There's "a tough road ahead of us, a difficult election," she said. "People need to think hard about who will make the difference in your life. . . . People are working hard and falling further behind.

"Florida is critical and central Florida is the key to who wins Florida in November," she said, adding what has become one of her campaign taglines, "No way, no how, no McCain, no Palin."

Palin, at 44 the youngest and first female governor in Alaska's history, was originally to begin campaigning on her own this week. But she's proving a draw on the campaign trail, so the 72-year-old McCain decided to keep her at his side as they stump in battleground states such as Ohio, Pennsylvania and Missouri.

Palin's ability to motivate the Republican base also prompted Zondervan, the Christian book publisher owned by HarperCollins, to rush out a biography on the governor that will "explore themes from her career in politics, her life as a hockey mom, and her strongly held Christian faith," the publisher announced today. The book will be published Oct. 10.

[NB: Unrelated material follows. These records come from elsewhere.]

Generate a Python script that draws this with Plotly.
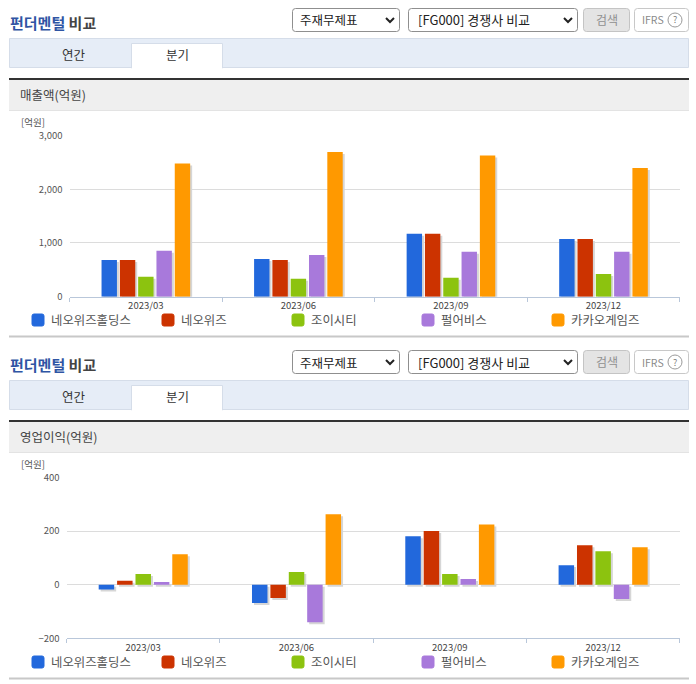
import plotly.graph_objects as go

W = 696
H = 684
FONT = 'Noto Sans CJK KR'

quarters = ['2023/03', '2023/06', '2023/09', '2023/12']
companies = ['네오위즈홀딩스', '네오위즈', '조이시티', '펄어비스', '카카오게임즈']
colors = ['#2268dc', '#cc3300', '#8cc30f', '#a879db', '#ff9900']

sales = [
    [683, 702, 1173, 1074],
    [683, 683, 1173, 1074],
    [372, 335, 354, 423],
    [857, 776, 838, 838],
    [2477, 2695, 2626, 2396],
]
profit = [
    [-18, -68, 181, 73],
    [15, -50, 200, 147],
    [40, 47, 40, 125],
    [10, -140, 21, -53],
    [114, 263, 225, 140],
]
sales_ticks = [0, 1000, 2000, 3000]
profit_ticks = [-200, 0, 200, 400]


def px(x):
    return x / W


def py(y):
    return 1 - y / H


shapes = []
notes = []


def rect(x0, y0, x1, y1, fill, line=None):
    shapes.append(dict(type='rect', xref='paper', yref='paper', x0=px(x0), x1=px(x1), y0=py(y0), y1=py(y1),
                       fillcolor=fill, line=dict(color=line or fill, width=1 if line else 0), layer='below'))


def round_rect(x0, y0, x1, y1, fill, line, r=3):
    path = (f'M {px(x0 + r)} {py(y0)} L {px(x1 - r)} {py(y0)} Q {px(x1)} {py(y0)} {px(x1)} {py(y0 + r)} '
            f'L {px(x1)} {py(y1 - r)} Q {px(x1)} {py(y1)} {px(x1 - r)} {py(y1)} '
            f'L {px(x0 + r)} {py(y1)} Q {px(x0)} {py(y1)} {px(x0)} {py(y1 - r)} '
            f'L {px(x0)} {py(y0 + r)} Q {px(x0)} {py(y0)} {px(x0 + r)} {py(y0)} Z')
    shapes.append(dict(type='path', xref='paper', yref='paper', path=path, fillcolor=fill,
                       line=dict(color=line, width=1), layer='below'))


def text(x, y, s, size=12, color='#333333', anchor='left'):
    notes.append(dict(xref='paper', yref='paper', x=px(x), y=py(y), text=s, showarrow=False, xanchor=anchor,
                      yanchor='middle', font=dict(size=size, color=color, family=FONT), borderpad=0))


def chevron(x, y):
    path = f'M {px(x - 4)} {py(y - 2)} L {px(x)} {py(y + 2)} L {px(x + 4)} {py(y - 2)}'
    shapes.append(dict(type='path', xref='paper', yref='paper', path=path, line=dict(color='#222222', width=2)))


def panel(top, title, bottom):
    # top is the offset of the block, title is the grey header text, bottom the closing rule
    text(9, top + 23, '<b><span style="color:#2f55a4">펀더멘털</span> 비교</b>', 15, '#444444')
    round_rect(292.5, top + 8.5, 399.5, top + 31.5, '#ffffff', '#8f8f8f')
    text(298.5, top + 20, '주재무제표', 12.5, '#222222')
    chevron(390, top + 20)
    round_rect(408.5, top + 8.5, 577.5, top + 31.5, '#ffffff', '#8f8f8f')
    text(416.5, top + 20, '[FG000] 경쟁사 비교', 13, '#222222')
    chevron(568, top + 20)
    round_rect(583.5, top + 8.5, 629.5, top + 31.5, '#e4e4e4', '#c4c4c4')
    text(606.5, top + 19, '검색', 12, '#909090', 'center')
    round_rect(634.5, top + 8.5, 688.5, top + 31.5, '#ffffff', '#c8c8c8')
    text(640.5, top + 20, 'IFRS', 10.5, '#8a8a8a')
    shapes.append(dict(type='circle', xref='paper', yref='paper', x0=px(668), x1=px(682), y0=py(top + 13), y1=py(top + 27),
                       line=dict(color='#9a9a9a', width=1)))
    text(675, top + 20, '?', 9, '#808080', 'center')

    rect(9.5, top + 38.5, 688.5, top + 67.5, '#e6edf7', '#d5dde9')
    rect(131.5, top + 43.5, 222.5, top + 68, '#ffffff', '#d5dde9')
    rect(132, top + 66, 222, top + 69, '#ffffff')
    text(74, top + 54, '연간', 12.5, '#333333', 'center')
    text(177, top + 54.5, '분기', 12.5, '#333333', 'center')

    rect(9, top + 80, 689, top + 110, '#efefef')
    rect(9, top + 78, 689, top + 80, '#333333')
    rect(9, top + 110, 689, top + 111, '#e3e3e3')
    text(18.5, top + 95, title, 12.5, '#444444')
    text(19.5, top + 122, '[억원]', 9.5, '#555555')

    for i, name in enumerate(companies):
        x = 32 + 130 * i
        round_rect(x, top + 314, x + 12, top + 326, colors[i], colors[i], 2)
        text(x + 17.5, top + 320, name, 12.4, '#555555')
    rect(9, bottom, 689, bottom + 2, '#c8c8c8')


panel(0, '매출액(억원)', 335.5)
panel(342, '영업이익(억원)', 677.5)

fig = go.Figure()

charts = [
    (sales, 'x', 'y', 37),
    (profit, 'x2', 'y2', 7.4),
]
for values, xa, ya, drop in charts:
    for i, name in enumerate(companies):
        # grey drop shadow first, the bar itself goes on top
        fig.add_trace(go.Bar(x=quarters, y=values[i], base=-drop, xaxis=xa, yaxis=ya, width=0.101,
                             offset=-0.29 + 0.12 * i + 0.013, marker=dict(color='#d6d6d6', line=dict(width=0)),
                             showlegend=False, hoverinfo='skip'))
        fig.add_trace(go.Bar(x=quarters, y=values[i], name=name, xaxis=xa, yaxis=ya, width=0.101,
                             offset=-0.29 + 0.12 * i, marker=dict(color=colors[i], line=dict(width=0)),
                             showlegend=False))

x_style = dict(type='category', tickson='boundaries', ticks='outside', ticklen=4, tickcolor='#b9c7da', showline=True,
               linecolor='#b9c7da', linewidth=1, showgrid=False, zeroline=False,
               tickfont=dict(size=9.5, color='#444444', family=FONT))
y_style = dict(showgrid=True, gridcolor='#dcdcdc', gridwidth=1, zeroline=False, showline=False, ticks='',
               tickformat=',d', tickfont=dict(size=9.5, color='#555555', family=FONT), ticklabelstandoff=6)

fig.update_layout(
    width=W,
    height=H,
    margin=dict(l=0, r=0, t=0, b=0, pad=0, autoexpand=False),
    paper_bgcolor='#ffffff',
    plot_bgcolor='#ffffff',
    barmode='overlay',
    showlegend=False,
    font=dict(family=FONT),
    shapes=shapes,
    annotations=notes,
    xaxis=dict(domain=[px(69.5), px(679.7)], anchor='y', **x_style),
    yaxis=dict(domain=[py(296.7), py(135.5)], anchor='x', range=[0, 3000], tickvals=sales_ticks, **y_style),
    xaxis2=dict(domain=[px(66.5), px(679.7)], anchor='y2', **x_style),
    yaxis2=dict(domain=[py(638.3), py(477.5)], anchor='x2', range=[-200, 400], tickvals=profit_ticks, **y_style),
)

# the page's default body margin would push the figure off the window
fig.write_html("out.html", config={'displayModeBar': False}, post_script="document.body.style.margin='0';")
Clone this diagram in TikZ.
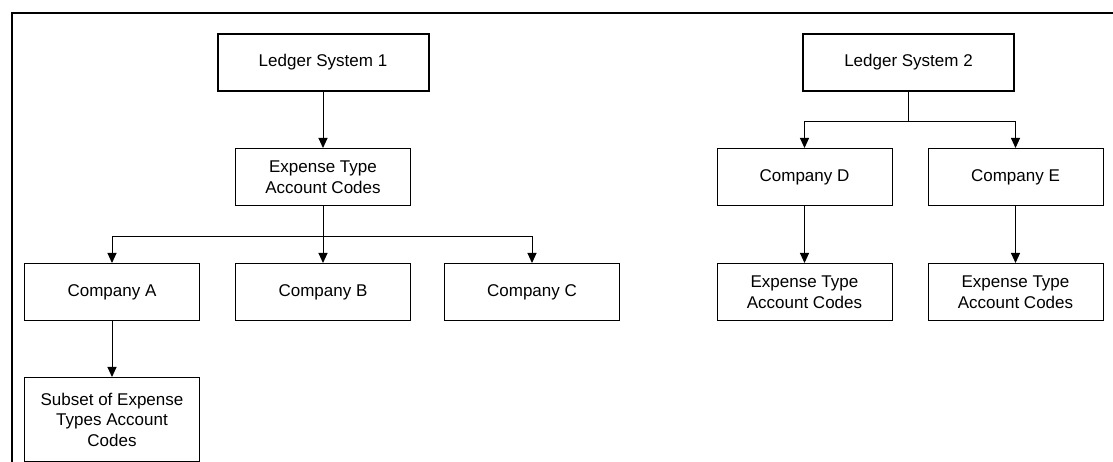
\documentclass[tikz,border=0pt]{standalone}
\usepackage{fontspec}
\setmainfont{Liberation Sans}
\usetikzlibrary{arrows.meta}
\usetikzlibrary{positioning}

\begin{document}
\begin{tikzpicture}[x=1pt,y=1pt,>={Triangle[width=9pt,length=10pt]},
                    line width=1pt,node distance=56pt,
                    box/.style={rectangle,draw,minimum width=175pt,minimum height=57pt,
                                inner sep=0pt,align=center,font=\fontsize{17}{20.5}\selectfont},
                    ledger/.style={box,minimum width=211pt,line width=2pt}]

  \useasboundingbox (0,0) rectangle (1113,462);
  \draw[line width=1.8pt] (12,0) -- (12,449) -- (1113,449);

  % ledger system 1
  \node[ledger] (ls1) at (323,399.5) {Ledger System 1};
  \node[box] (exp1) [below=of ls1] {Expense Type\\Account Codes};
  \node[box] (cb) [below=57pt of exp1] {Company B};
  \node[box] (ca) [left=35pt of cb] {Company A};
  \node[box] (cc) [right=33pt of cb] {Company C};
  \node[box,minimum height=84pt] (sub) [below=of ca] {Subset of Expense\\Types Account\\Codes};

  \path[->]
    (ls1) edge (exp1)
    (exp1) edge (cb)
    (ca) edge (sub);
  \draw[->] (exp1.south) -- ++(0,-31pt) -| (ca.north);
  \draw[->] (exp1.south) -- ++(0,-31pt) -| (cc.north);

  % ledger system 2
  \node[ledger] (ls2) at (908.5,399.5) {Ledger System 2};
  \node[box] (cd) [below=of ls2,xshift=-104pt] {Company D};
  \node[box] (ce) [right=35pt of cd] {Company E};
  \node[box] (expd) [below=57pt of cd] {Expense Type\\Account Codes};
  \node[box] (expe) [below=57pt of ce] {Expense Type\\Account Codes};

  \draw[->] (ls2.south) -- ++(0,-30pt) -| (cd.north);
  \draw[->] (ls2.south) -- ++(0,-30pt) -| (ce.north);
  \path[->]
    (cd) edge (expd)
    (ce) edge (expe);
\end{tikzpicture}
\end{document}
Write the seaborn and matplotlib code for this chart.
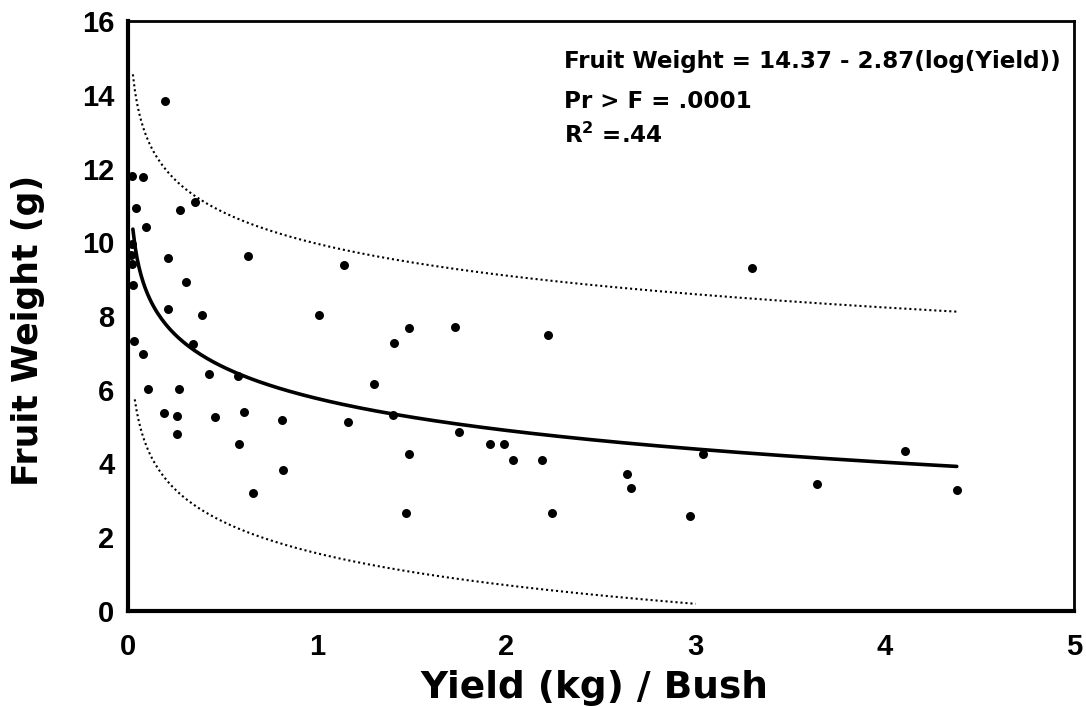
import numpy as np
import pandas as pd
import matplotlib
matplotlib.use('Agg')
import matplotlib.pyplot as plt
import seaborn as sns

# --- dados ---
yield_kg = [0.196, 0.078, 0.02, 0.042, 0.275, 0.354, 0.094, 0.02, 0.015, 0.02,
            0.21, 0.633, 1.139, 0.028, 0.305, 0.21, 0.39, 1.007, 0.033, 0.076,
            0.342, 1.407, 0.43, 0.58, 1.298, 0.107, 0.268, 0.187, 0.259, 0.46,
            0.61, 0.811, 1.16, 1.40, 0.259, 0.587, 0.818, 0.658, 1.483, 1.727,
            2.219, 1.75, 1.914, 1.986, 2.034, 2.19, 1.483, 2.635, 2.66, 3.04,
            1.471, 2.238, 2.97, 3.30, 4.106, 3.64, 4.38]
fruit_weight = [13.83, 11.77, 11.8, 10.92, 10.87, 11.09, 10.41, 9.95, 9.65, 9.4,
                9.58, 9.64, 9.38, 8.83, 8.92, 8.2, 8.04, 8.02, 7.32, 6.98,
                7.25, 7.27, 6.42, 6.37, 6.15, 6.03, 6.01, 5.36, 5.29, 5.25,
                5.40, 5.18, 5.12, 5.31, 4.79, 4.53, 3.82, 3.21, 7.68, 7.70,
                7.48, 4.85, 4.53, 4.53, 4.09, 4.09, 4.25, 3.71, 3.32, 4.25,
                2.65, 2.65, 2.57, 9.30, 4.34, 3.44, 3.28]

# equação impressa no gráfico (Yield em g = 1000 * kg)
intercepto = 14.37
inclinacao = 2.87
meia_faixa = 4.2   # distância lida entre a curva e as faixas pontilhadas

df = pd.DataFrame({'Yield': yield_kg, 'Fruit': fruit_weight})

x_fit = np.linspace(0.025, 4.38, 400)
fit = intercepto - inclinacao * np.log10(1000 * x_fit)
x_inf = np.linspace(0.035, 3.0, 300)
inf = intercepto - inclinacao * np.log10(1000 * x_inf) - meia_faixa

# --- gráfico ---
sns.set_theme(style='white')
plt.rcParams['font.family'] = ['Liberation Sans', 'DejaVu Sans']
plt.rcParams['font.weight'] = 'bold'
plt.rcParams['text.color'] = 'black'
plt.rcParams['axes.labelcolor'] = 'black'
plt.rcParams['xtick.color'] = 'black'
plt.rcParams['ytick.color'] = 'black'

fig = plt.figure(figsize=(10.86, 7.07), dpi=100)
ax = fig.add_axes([0.118, 0.136, 0.871, 0.834])

sns.lineplot(x=x_fit, y=fit + meia_faixa, color='black', lw=1.5,
             linestyle=(0, (1, 1.4)), ax=ax)
sns.lineplot(x=x_inf, y=inf, color='black', lw=1.5,
             linestyle=(0, (1, 1.4)), ax=ax)
sns.lineplot(x=x_fit, y=fit, color='black', lw=2.6, ax=ax)
sns.scatterplot(data=df, x='Yield', y='Fruit', color='black', s=42,
                edgecolor='black', linewidth=0, ax=ax, zorder=5)

ax.set_xlim(0, 5)
ax.set_ylim(0, 16)
ax.set_xticks(range(0, 6))
ax.set_yticks(range(0, 17, 2))
ax.tick_params(direction='in', length=9, width=1.5, labelsize=21)
ax.tick_params(axis='x', pad=16)
ax.tick_params(axis='y', pad=10)
for lab in ax.get_xticklabels() + ax.get_yticklabels():
    lab.set_fontweight('bold')

for lado, w in [('left', 3), ('bottom', 3), ('top', 2), ('right', 2)]:
    ax.spines[lado].set_visible(True)
    ax.spines[lado].set_color('black')
    ax.spines[lado].set_linewidth(w)

ax.set_xlabel('Yield (kg) / Bush', fontsize=27, fontweight='bold',
              family='DejaVu Sans', va='center')
ax.set_ylabel('Fruit Weight (g)', fontsize=25, fontweight='bold',
              family='DejaVu Sans', va='center')
ax.xaxis.set_label_coords(0.493, -0.131)
ax.yaxis.set_label_coords(-0.106, 0.476)

anot = dict(transform=ax.transAxes, fontsize=16.6, fontweight='bold',
            va='center', family='DejaVu Sans')
ax.text(0.461, 0.932, 'Fruit Weight = 14.37 - 2.87(log(Yield))', **anot)
ax.text(0.461, 0.864, 'Pr > F = .0001', **anot)
ax.text(0.461, 0.806, r'R$^\mathbf{2}$ =.44', **anot)

plt.savefig('out.png', dpi=100)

peter.nicholas@latimes.com

michael.muskal@latimes.com

Nicholas reported from the Obama campaign in Michigan and Muskal from Los Angeles. Staff writers Maeve Reston contributed from the McCain campaign in Lee's Summit, Mo., and Johannna Neuman reported from Washington,


2 comments:

Randal Graves said...

Yep, change is coming. A new kind of suck. Sometimes the suck is better, sometimes it's worse, but at the end of the day, things will continue to suck.

Utah Savage said...

Yeah, it could be suck with a tax break for you and me or it could be a suck with bigger tax breaks for the corporate plutocracy. I prefer the first kind of suckery, and I've had my fill of the plutocracy sucking all the blood from us little people.